Redis serves multiple roles in a CoFounder application: session storage, rate limiting, LLM response caching, and pub/sub for real-time updates. As traffic grows, move from a single Redis instance to a cluster:

// lib/redis.ts
import Redis from 'ioredis';

// Single instance (development / small scale)
const redis = new Redis(process.env.REDIS_URL!);

// Redis Cluster (production at scale)
// const redis = new Redis.Cluster([
//   { host: 'redis-1.example.com', port: 6379 },
//   { host: 'redis-2.example.com', port: 6379 },
//   { host: 'redis-3.example.com', port: 6379 },
// ]);

// Cache LLM responses for identical inputs
export async function cachedLLMCall(
  cacheKey: string,
  ttlSeconds: number,
  callFn: () => Promise<any>
) {
  const cached = await redis.get(cacheKey);
  if (cached) {
    return JSON.parse(cached);
  }

  const result = await callFn();
  await redis.setex(cacheKey, ttlSeconds, JSON.stringify(result));
  return result;
}

// Rate limiting with sliding window
export async function checkRateLimit(
  userId: string,
  maxRequests: number,
  windowSeconds: number
): Promise<boolean> {
  const key = `ratelimit:${userId}`;
  const now = Date.now();

  const pipe = redis.pipeline();
  pipe.zremrangebyscore(key, 0, now - windowSeconds * 1000);
  pipe.zadd(key, now.toString(), `${now}`);
  pipe.zcard(key);
  pipe.expire(key, windowSeconds);

  const results = await pipe.exec();
  const count = results?.[2]?.[1] as number;
  return count <= maxRequests;
}

Queue-Based Agent Execution

For agents that take more than a few seconds to complete, move execution to a background queue.

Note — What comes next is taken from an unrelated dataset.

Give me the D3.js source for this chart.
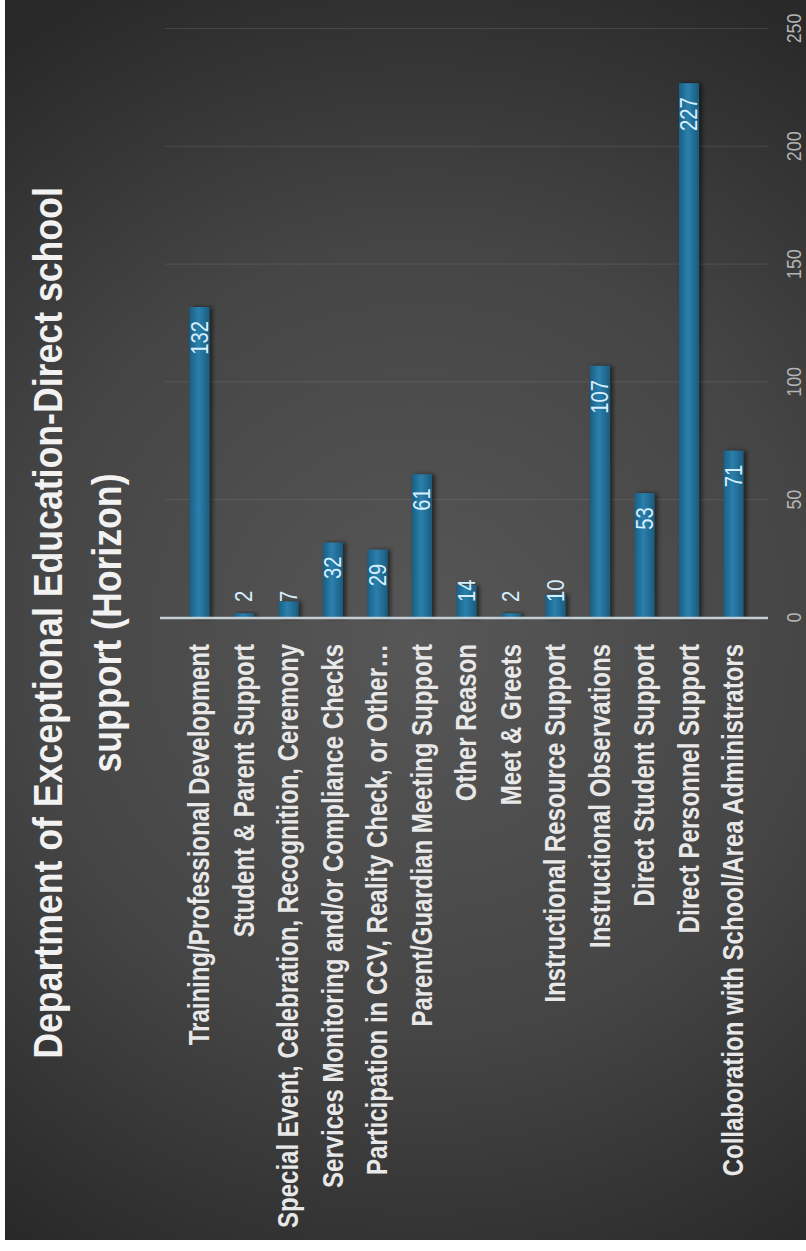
<!DOCTYPE html>
<html>
<head>
<meta charset="utf-8">
<script src="https://cdn.jsdelivr.net/npm/d3@7"></script>
<style>
  body { margin: 0; background: #fff; }
  svg { display: block; }
</style>
</head>
<body>
<script>
// chart data
var categories = [
    "Training/Professional Development",
    "Student & Parent Support",
    "Special Event, Celebration, Recognition, Ceremony",
    "Services Monitoring and/or Compliance Checks",
    "Participation in CCV, Reality Check, or Other\u2026",
    "Parent/Guardian Meeting Support",
    "Other Reason",
    "Meet & Greets",
    "Instructional Resource Support",
    "Instructional Observations",
    "Direct Student Support",
    "Direct Personnel Support",
    "Collaboration with School/Area Administrators"
];
var values = [132, 2, 7, 32, 29, 61, 14, 2, 10, 107, 53, 227, 71];
var tickValues = [0, 50, 100, 150, 200, 250];
var titleLines = ["Department of Exceptional Education-Direct school", "support (Horizon)"];

var w = 806, h = 1251;
var frameW = 1240; // chart is drawn sideways, this is its long side
var font = "'Liberation Sans', Arial, sans-serif";

var svg = d3.select("body").append("svg")
    .attr("width", w)
    .attr("height", h);

var defs = svg.append("defs");

var bg = defs.append("radialGradient")
    .attr("id", "bg")
    .attr("gradientUnits", "userSpaceOnUse")
    .attr("cx", 420).attr("cy", 640).attr("r", 720);
bg.append("stop").attr("offset", "0%").attr("stop-color", "#575757");
bg.append("stop").attr("offset", "55%").attr("stop-color", "#454545");
bg.append("stop").attr("offset", "100%").attr("stop-color", "#292929");

var barGrad = defs.append("linearGradient")
    .attr("id", "barGrad")
    .attr("x1", 0).attr("y1", 0).attr("x2", 0).attr("y2", 1);
barGrad.append("stop").attr("offset", "0%").attr("stop-color", "#1a5f84");
barGrad.append("stop").attr("offset", "45%").attr("stop-color", "#2b80ad");
barGrad.append("stop").attr("offset", "100%").attr("stop-color", "#1a5b7e");

var shadow = defs.append("filter")
    .attr("id", "shadow")
    .attr("x", "-20%").attr("y", "-20%").attr("width", "160%").attr("height", "160%");
shadow.append("feDropShadow")
    .attr("dx", 0).attr("dy", 3)
    .attr("stdDeviation", 2)
    .attr("flood-color", "#000")
    .attr("flood-opacity", 0.55);

// dark panel
svg.append("rect")
    .attr("x", 5).attr("y", 0)
    .attr("width", w - 5).attr("height", frameW)
    .style("fill", "url(#bg)");

// everything else is rotated a quarter turn
var g = svg.append("g")
    .attr("transform", "translate(0," + frameW + ") rotate(-90)");

var x = d3.scaleLinear()
    .domain([0, 250])
    .range([622, 1211]);

var y = d3.scaleBand()
    .domain(categories)
    .range([165, 768])
    .padding(0.55);

// gridlines + tick labels
var xAxis = d3.axisBottom(x)
    .tickValues(tickValues)
    .tickSize(-(768 - 165))
    .tickPadding(18);

var axisG = g.append("g")
    .attr("class", "x axis")
    .attr("transform", "translate(0,768)")
    .call(xAxis);
axisG.select(".domain").remove();
axisG.selectAll(".tick line")
    .style("stroke", "#ffffff")
    .style("stroke-opacity", 0.1);
axisG.selectAll(".tick text")
    .attr("transform", "scale(0.85,1)")
    .style("fill", "#b4b4b4")
    .style("font-family", font)
    .style("font-size", "21px");

// category labels (condensed)
var yAxis = d3.axisLeft(y)
    .tickSize(0)
    .tickPadding(0);
var catG = g.append("g")
    .attr("class", "y axis")
    .attr("transform", "translate(" + x(0) + ",0)")
    .call(yAxis);
catG.select(".domain").remove();
catG.selectAll(".tick text")
    .attr("x", 0)
    .attr("transform", "translate(-26,0) scale(0.8,1)")
    .style("fill", "#e8e8e8")
    .style("font-family", font)
    .style("font-weight", "bold")
    .style("font-size", "30px");

// bars
var data = categories.map(function(c, i){
    return { name: c, value: values[i] };
});

g.selectAll(".bar")
    .data(data)
    .enter()
    .append("rect")
    .attr("class", "bar")
    .attr("x", x(0))
    .attr("y", function(d){ return y(d.name); })
    .attr("width", function(d){ return x(d.value) - x(0); })
    .attr("height", y.bandwidth())
    .style("fill", "url(#barGrad)")
    .attr("filter", "url(#shadow)");

// baseline
g.append("line")
    .attr("x1", x(0)).attr("x2", x(0))
    .attr("y1", 160).attr("y2", 768)
    .style("stroke", "#c4d0d6")
    .style("stroke-width", 2.5);

// value labels
function inside(d){ return (x(d.value) - x(0)) > 45; }

g.selectAll(".val")
    .data(data)
    .enter()
    .append("text")
    .attr("class", "val")
    .attr("transform", function(d){
        var px = inside(d) ? x(d.value) - 14 : x(0) + 16;
        var py = y(d.name) + y.bandwidth() / 2;
        return "translate(" + px + "," + py + ") scale(0.88,1)";
    })
    .attr("dy", "0.36em")
    .attr("text-anchor", function(d){ return inside(d) ? "end" : "start"; })
    .style("fill", "#d6efff")
    .style("font-family", font)
    .style("font-size", "23px")
    .text(function(d){ return d.value; });

// title
g.selectAll(".title")
    .data(titleLines)
    .enter()
    .append("text")
    .attr("class", "title")
    .attr("text-anchor", "middle")
    .attr("transform", function(d, i){
        return "translate(617," + (62 + i * 59) + ") scale(0.87,1)";
    })
    .style("fill", "#f2f2f2")
    .style("font-family", font)
    .style("font-weight", "bold")
    .style("font-size", "41px")
    .text(function(d){ return d; });
</script>
</body>
</html>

This frees up your API servers and lets you control concurrency. Use BullMQ with Redis or AWS SQS:

// lib/agent-queue.ts
import { Queue, Worker } from 'bullmq';
import Redis from 'ioredis';

const connection = new Redis(process.env.REDIS_URL!, { maxRetriesPerRequest: null });

// Create the queue
export const agentQueue = new Queue('agent-execution', { connection });

// API route: enqueue agent work
export async function POST(req: Request) {
  const { agentId, input, userId } = await req.json();

  const job = await agentQueue.add('execute', {
    agentId,
    input,
    userId,
    traceContext: extractTraceContext(), // Propagate OTel context
  }, {
    priority: getUserPriority(userId),
    attempts: 2,
    backoff: { type: 'exponential', delay: 5000 },
    removeOnComplete: { count: 1000 },
    removeOnFail: { count: 5000 },
  });

  return Response.json({ jobId: job.id, status: 'queued' });
}

// Worker process (runs separately or in a dedicated container)
const worker = new Worker('agent-execution', async (job) => {
  const { agentId, input, userId, traceContext } = job.data;

  const result = await executeAgentWithContext(agentId, input, traceContext);

  // Store result for polling or push via WebSocket
  await redis.setex(`result:${job.id}`, 3600, JSON.stringify(result));

  return result;
}, {
  connection,
  concurrency: 5, // Process 5 agents concurrently per worker
  limiter: { max: 10, duration: 60_000 }, // Max 10 jobs per minute
});

CDN and Static Asset Optimization

Offload static assets (JS bundles, images, fonts) to a CDN so your servers focus on dynamic agent requests. On Vercel this is automatic. On AWS, use CloudFront in front of S3. Set long cache headers for hashed assets and short TTLs for HTML:

_next/static/** — immutable, cache for 1 year.
public/** — cache for 1 day with stale-while-revalidate.
HTML pages — cache for 60 seconds or use ISR (Incremental Static Regeneration).